▶ _Data block_
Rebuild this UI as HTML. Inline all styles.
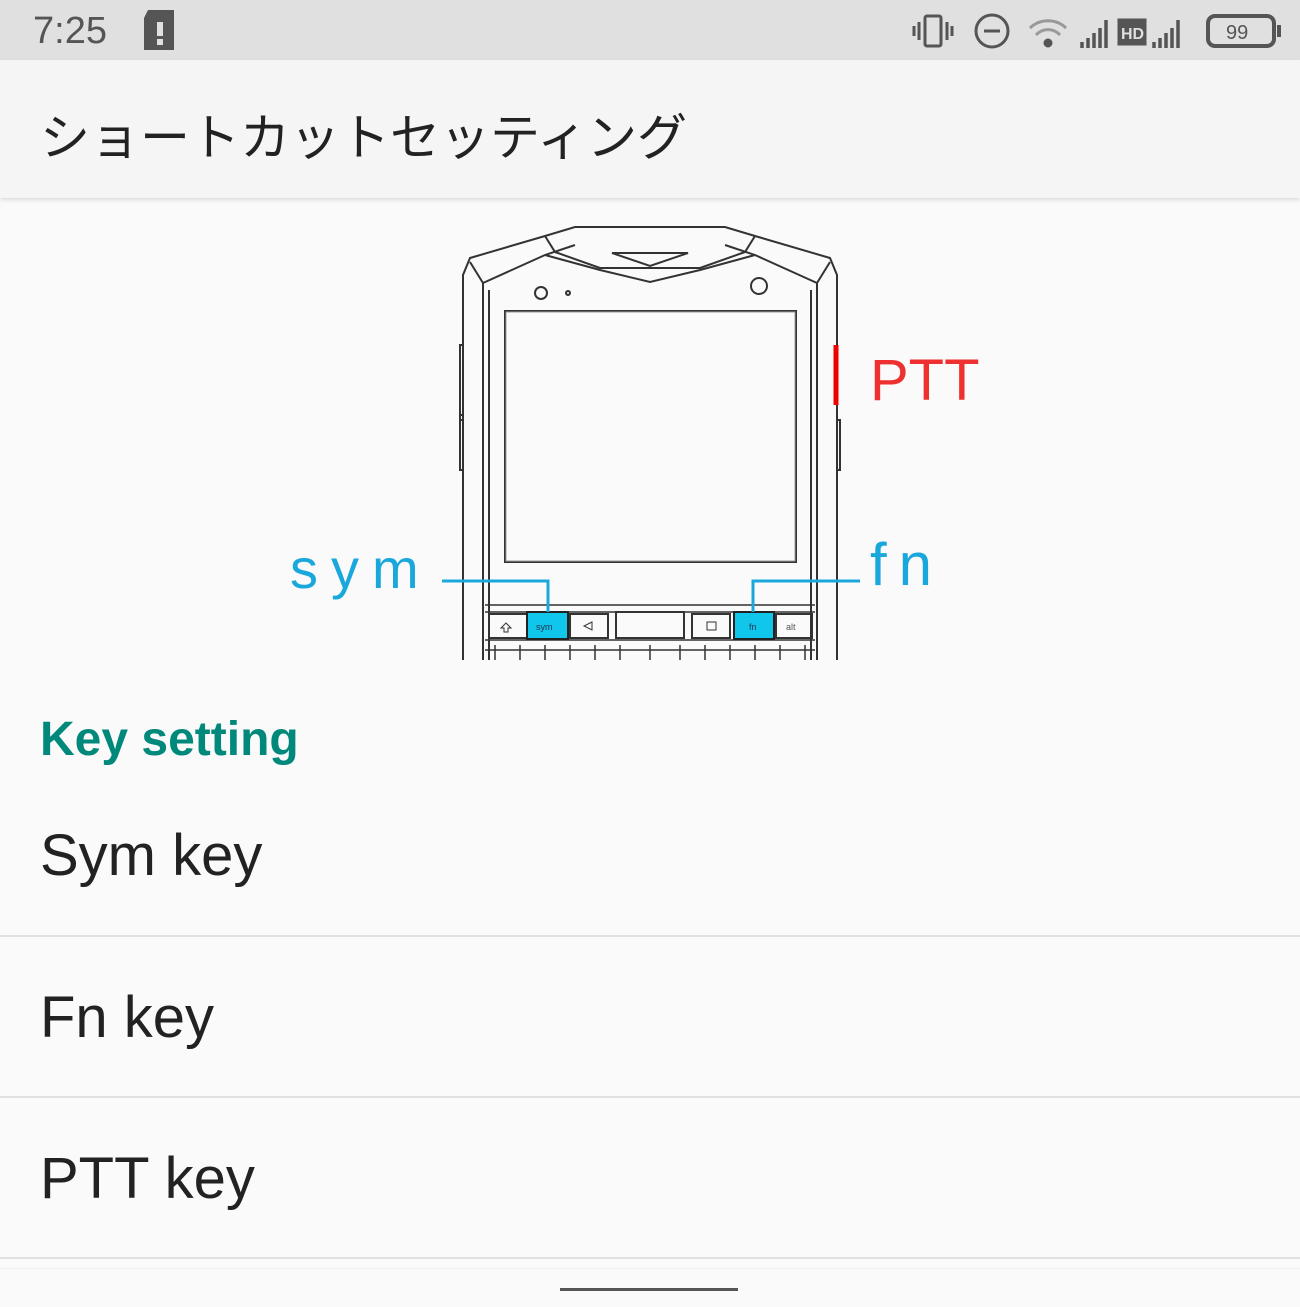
<!DOCTYPE html>
<html><head><meta charset="utf-8"><style>
body{margin:0;width:1300px;height:1307px;background:#fafafa;font-family:"Liberation Sans","Noto Sans CJK JP",sans-serif;position:relative;overflow:hidden}
.sb{position:absolute;left:0;top:0;width:1300px;height:60px;background:#e0e0e0}
.ab{position:absolute;left:0;top:60px;width:1300px;height:138px;background:#f5f5f5;box-shadow:0 2px 4px rgba(0,0,0,.12)}
.t{position:absolute;white-space:nowrap}
.div{position:absolute;left:0;width:1300px;height:2px;background:#e0e0e0}
</style></head><body>
<div class="sb"></div>
<div class="t" style="left:33px;top:10px;font-size:38px;color:#555">7:25</div>
<svg style="position:absolute;left:140px;top:8px" width="45" height="46"><path d="M8 2h26v40H4V10z" fill="#555"/><rect x="17" y="14" width="6" height="14" fill="#e0e0e0"/><rect x="17" y="31" width="6" height="6" fill="#e0e0e0"/></svg>
<svg style="position:absolute;left:910px;top:8px" width="380" height="46" fill="none" stroke="#555" stroke-width="3">
<rect x="15" y="8" width="16" height="30" rx="2"/><path d="M9 14v18M4 18v10M37 14v18M42 18v10"/>
<circle cx="82" cy="23" r="16"/><path d="M74 23h16"/>
<path d="M120 20a26 26 0 0 1 36 0M126 27a16 16 0 0 1 24 0" stroke="#999"/><circle cx="138" cy="35" r="3" fill="#555"/>
<path d="M172 40v-6M178 40v-10M184 40v-15M190 40v-20M196 40v-28" stroke-width="3.5"/>
<rect x="209" y="12" width="26" height="24" fill="#555"/><text x="211" y="31" font-size="16" fill="#e0e0e0" stroke="none" font-weight="bold">HD</text>
<path d="M244 40v-6M250 40v-10M256 40v-15M262 40v-20M268 40v-28" stroke-width="3.5"/>
<rect x="298" y="8" width="66" height="30" rx="7" stroke-width="4"/><path d="M369 17v12" stroke-width="4"/>
<text x="316" y="31" font-size="20" fill="#555" stroke="none">99</text></svg>
<div class="ab"></div>
<div class="t" style="left:40px;top:98px;font-size:50px;color:#222">ショートカットセッティング</div>

<svg style="position:absolute;left:280px;top:220px" width="740" height="440" fill="none" stroke="#333" stroke-width="2">
<g transform="translate(-280,-220)">
<path d="M463 660V275L470 258L545 236L575 227H725L755 236L830 258L837 275V660"/>
<path d="M470 262L483 283L545 255L575 245M830 262L817 283L755 255L725 245"/>
<path d="M545 236L555 252L600 268H700L745 252L755 236" />
<path d="M612 253H688L650 266Z"/>
<path d="M483 283V660M817 283V660M489 290V660M811 290V660"/>
<path d="M545 255L600 270L650 282L700 270L755 255"/>
<circle cx="541" cy="293" r="6"/><circle cx="568" cy="293" r="2"/><circle cx="759" cy="286" r="8"/>
<rect x="505" y="311" width="291" height="251"/>
<rect x="506" y="312" width="289" height="249" stroke="#999" stroke-width="1"/>
<path d="M463 345h-3v75h3M463 415h-3v55h3M837 420h3v50h-3"/>
<path d="M836 345v60" stroke="#e00" stroke-width="5"/>
<path d="M485 605H815M485 612H815M485 640H815M485 650H815" stroke-width="1.5"/>
<rect x="489" y="614" width="38" height="24"/><rect x="570" y="614" width="38" height="24"/>
<rect x="616" y="612" width="68" height="26"/><rect x="692" y="614" width="38" height="24"/><rect x="776" y="614" width="36" height="24"/>
<rect x="527" y="612" width="41" height="27" fill="#10c6ea" stroke="#222"/>
<rect x="734" y="612" width="40" height="27" fill="#10c6ea" stroke="#222"/>
<path d="M506 623l-5 5h3v4h4v-4h3z" stroke-width="1"/><path d="M592 622l-8 4 8 4z" stroke-width="1"/><rect x="707" y="622" width="9" height="8" stroke-width="1"/>
<path d="M495 645v15M520 645v15M545 645v15M570 645v15M595 645v15M620 645v15M650 645v15M680 645v15M705 645v15M730 645v15M755 645v15M780 645v15M805 645v15" stroke-width="1.5"/>
<text x="536" y="630" font-size="9" fill="#235" stroke="none">sym</text><text x="749" y="630" font-size="9" fill="#235" stroke="none">fn</text><text x="786" y="630" font-size="9" fill="#555" stroke="none">alt</text>
<path d="M442 581H548V612M860 581H753V612" stroke="#1aa8dc" stroke-width="3"/>
</g></svg>
<div class="t" style="left:290px;top:536px;font-size:56px;color:#1aa8dc;letter-spacing:13px">sym</div>
<div class="t" style="left:870px;top:530px;font-size:60px;color:#1aa8dc;letter-spacing:12px">fn</div>
<div class="t" style="left:870px;top:347px;font-size:58px;color:#ee3030">PTT</div>

<div class="t" style="left:40px;top:712px;font-size:48px;color:#00897b;font-weight:bold">Key setting</div>
<div class="t" style="left:40px;top:822px;font-size:58px;color:#222">Sym key</div>
<div class="div" style="top:935px"></div>
<div class="t" style="left:40px;top:984px;font-size:58px;color:#222">Fn key</div>
<div class="div" style="top:1096px"></div>
<div class="t" style="left:40px;top:1145px;font-size:58px;color:#222">PTT key</div>
<div class="div" style="top:1257px"></div>
<div class="div" style="top:1268px;height:1px;background:#eee"></div>
<div style="position:absolute;left:560px;top:1288px;width:178px;height:3px;background:#555"></div>
</body></html>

▶ _Short problem_
Reproduce the material word for word, minus the images.

▶ _Completed task_
Rebuild this UI as HTML. Inline all styles.
<!DOCTYPE html>
<html><head><meta charset="utf-8"><style>
body{margin:0;width:1300px;height:1307px;background:#fafafa;font-family:"Liberation Sans","Noto Sans CJK JP",sans-serif;position:relative;overflow:hidden}
.sb{position:absolute;left:0;top:0;width:1300px;height:60px;background:#e0e0e0}
.ab{position:absolute;left:0;top:60px;width:1300px;height:138px;background:#f5f5f5;box-shadow:0 2px 4px rgba(0,0,0,.12)}
.t{position:absolute;white-space:nowrap}
.div{position:absolute;left:0;width:1300px;height:2px;background:#e0e0e0}
</style></head><body>
<div class="sb"></div>
<div class="t" style="left:33px;top:10px;font-size:38px;color:#555">7:25</div>
<svg style="position:absolute;left:140px;top:8px" width="45" height="46"><path d="M8 2h26v40H4V10z" fill="#555"/><rect x="17" y="14" width="6" height="14" fill="#e0e0e0"/><rect x="17" y="31" width="6" height="6" fill="#e0e0e0"/></svg>
<svg style="position:absolute;left:910px;top:8px" width="380" height="46" fill="none" stroke="#555" stroke-width="3">
<rect x="15" y="8" width="16" height="30" rx="2"/><path d="M9 14v18M4 18v10M37 14v18M42 18v10"/>
<circle cx="82" cy="23" r="16"/><path d="M74 23h16"/>
<path d="M120 20a26 26 0 0 1 36 0M126 27a16 16 0 0 1 24 0" stroke="#999"/><circle cx="138" cy="35" r="3" fill="#555"/>
<path d="M172 40v-6M178 40v-10M184 40v-15M190 40v-20M196 40v-28" stroke-width="3.5"/>
<rect x="209" y="12" width="26" height="24" fill="#555"/><text x="211" y="31" font-size="16" fill="#e0e0e0" stroke="none" font-weight="bold">HD</text>
<path d="M244 40v-6M250 40v-10M256 40v-15M262 40v-20M268 40v-28" stroke-width="3.5"/>
<rect x="298" y="8" width="66" height="30" rx="7" stroke-width="4"/><path d="M369 17v12" stroke-width="4"/>
<text x="316" y="31" font-size="20" fill="#555" stroke="none">99</text></svg>
<div class="ab"></div>
<div class="t" style="left:40px;top:98px;font-size:50px;color:#222">ショートカットセッティング</div>

<svg style="position:absolute;left:280px;top:220px" width="740" height="440" fill="none" stroke="#333" stroke-width="2">
<g transform="translate(-280,-220)">
<path d="M463 660V275L470 258L545 236L575 227H725L755 236L830 258L837 275V660"/>
<path d="M470 262L483 283L545 255L575 245M830 262L817 283L755 255L725 245"/>
<path d="M545 236L555 252L600 268H700L745 252L755 236" />
<path d="M612 253H688L650 266Z"/>
<path d="M483 283V660M817 283V660M489 290V660M811 290V660"/>
<path d="M545 255L600 270L650 282L700 270L755 255"/>
<circle cx="541" cy="293" r="6"/><circle cx="568" cy="293" r="2"/><circle cx="759" cy="286" r="8"/>
<rect x="505" y="311" width="291" height="251"/>
<rect x="506" y="312" width="289" height="249" stroke="#999" stroke-width="1"/>
<path d="M463 345h-3v75h3M463 415h-3v55h3M837 420h3v50h-3"/>
<path d="M836 345v60" stroke="#e00" stroke-width="5"/>
<path d="M485 605H815M485 612H815M485 640H815M485 650H815" stroke-width="1.5"/>
<rect x="489" y="614" width="38" height="24"/><rect x="570" y="614" width="38" height="24"/>
<rect x="616" y="612" width="68" height="26"/><rect x="692" y="614" width="38" height="24"/><rect x="776" y="614" width="36" height="24"/>
<rect x="527" y="612" width="41" height="27" fill="#10c6ea" stroke="#222"/>
<rect x="734" y="612" width="40" height="27" fill="#10c6ea" stroke="#222"/>
<path d="M506 623l-5 5h3v4h4v-4h3z" stroke-width="1"/><path d="M592 622l-8 4 8 4z" stroke-width="1"/><rect x="707" y="622" width="9" height="8" stroke-width="1"/>
<path d="M495 645v15M520 645v15M545 645v15M570 645v15M595 645v15M620 645v15M650 645v15M680 645v15M705 645v15M730 645v15M755 645v15M780 645v15M805 645v15" stroke-width="1.5"/>
<text x="536" y="630" font-size="9" fill="#235" stroke="none">sym</text><text x="749" y="630" font-size="9" fill="#235" stroke="none">fn</text><text x="786" y="630" font-size="9" fill="#555" stroke="none">alt</text>
<path d="M442 581H548V612M860 581H753V612" stroke="#1aa8dc" stroke-width="3"/>
</g></svg>
<div class="t" style="left:290px;top:536px;font-size:56px;color:#1aa8dc;letter-spacing:13px">sym</div>
<div class="t" style="left:870px;top:530px;font-size:60px;color:#1aa8dc;letter-spacing:12px">fn</div>
<div class="t" style="left:870px;top:347px;font-size:58px;color:#ee3030">PTT</div>

<div class="t" style="left:40px;top:712px;font-size:48px;color:#00897b;font-weight:bold">Key setting</div>
<div class="t" style="left:40px;top:822px;font-size:58px;color:#222">Sym key</div>
<div class="div" style="top:935px"></div>
<div class="t" style="left:40px;top:984px;font-size:58px;color:#222">Fn key</div>
<div class="div" style="top:1096px"></div>
<div class="t" style="left:40px;top:1145px;font-size:58px;color:#222">PTT key</div>
<div class="div" style="top:1257px"></div>
<div class="div" style="top:1268px;height:1px;background:#eee"></div>
<div style="position:absolute;left:560px;top:1288px;width:178px;height:3px;background:#555"></div>
</body></html>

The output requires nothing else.